Question

Okay last question I swear. Another law question with derivatives. Problem in comments

Answer 1

if the limit of a function, the limit of the difference quotient, and the function itself exist and are the same, the function is continuous, differentiable, and defined.

Answer 2

the only way to know if III is true is to knwo about the second derivative. But you don't have information on that.

Answer 3

So how do I check the other two? That's mostly what I was stuck on

Answer 4

Okay, well, what's f(2) equal?

Answer 5

Isn't f(2) that equation?

Answer 6

omg I am so sorry. Okay. Ignore what i said before. What you need to know is that if a function is differentiable, it must be continuous. However, you dont' know anything abou thte derivative of a derivative.

Answer 7

Okay the whole question just seems dumb to me lol. Thanks for your help

Answer 8

Honestly, this thing has me stumped. If you have that limit set up equal to some value, then it seems like the derivative exists, which means it is differentiable at x = 2.

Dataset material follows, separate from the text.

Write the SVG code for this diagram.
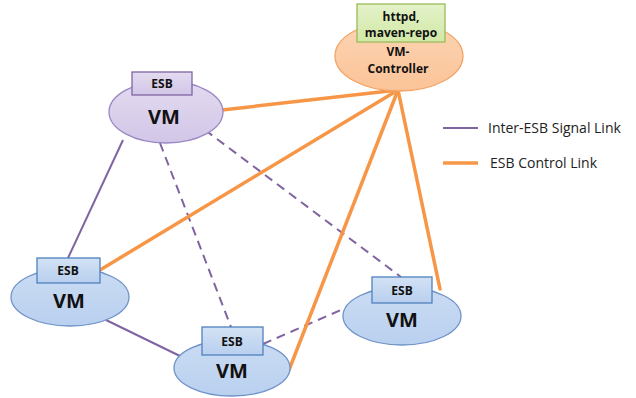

If it's differentiable at some value, then it has to be continuous on f(x) at that the same value. So II implies I simply based on how derivatives are constructed (with the limit definition).

If f(x) is differentiable at x = c, then f ' (x) is continuous at x = c. If you have some jump in value on f ' (x) at x = c (or near it), then you have a sudden change in slopes which leads to sharp undifferentiable points. So if II is true, then III must be true as well.

That's why I'm thinking all 3 (I, II, III) are true. But that choice isn't listed. It's just odd.

Answer 9

jim I thought it would just be I and II

Answer 10

if II is true, then III has to be true

Answer 11

you can't have f(x) differentiable at x = c and have f ' (x) discontinuous at x = c.

Answer 12

and if III is true, then II has to be true

Answer 13

I thought you could... you can't have f(x) differentiable at x=c and have f(x) discontinuous at x=c, but you can have what you mentionioed?

Answer 14

yeah f(x) also needs to be continuous at x = c as well

Answer 15

a good example is f(x) = |x|

f(x) is continuous, but f ' (x) has a discontinuity at x = 0, so f(x) is not differentiable at x = 0.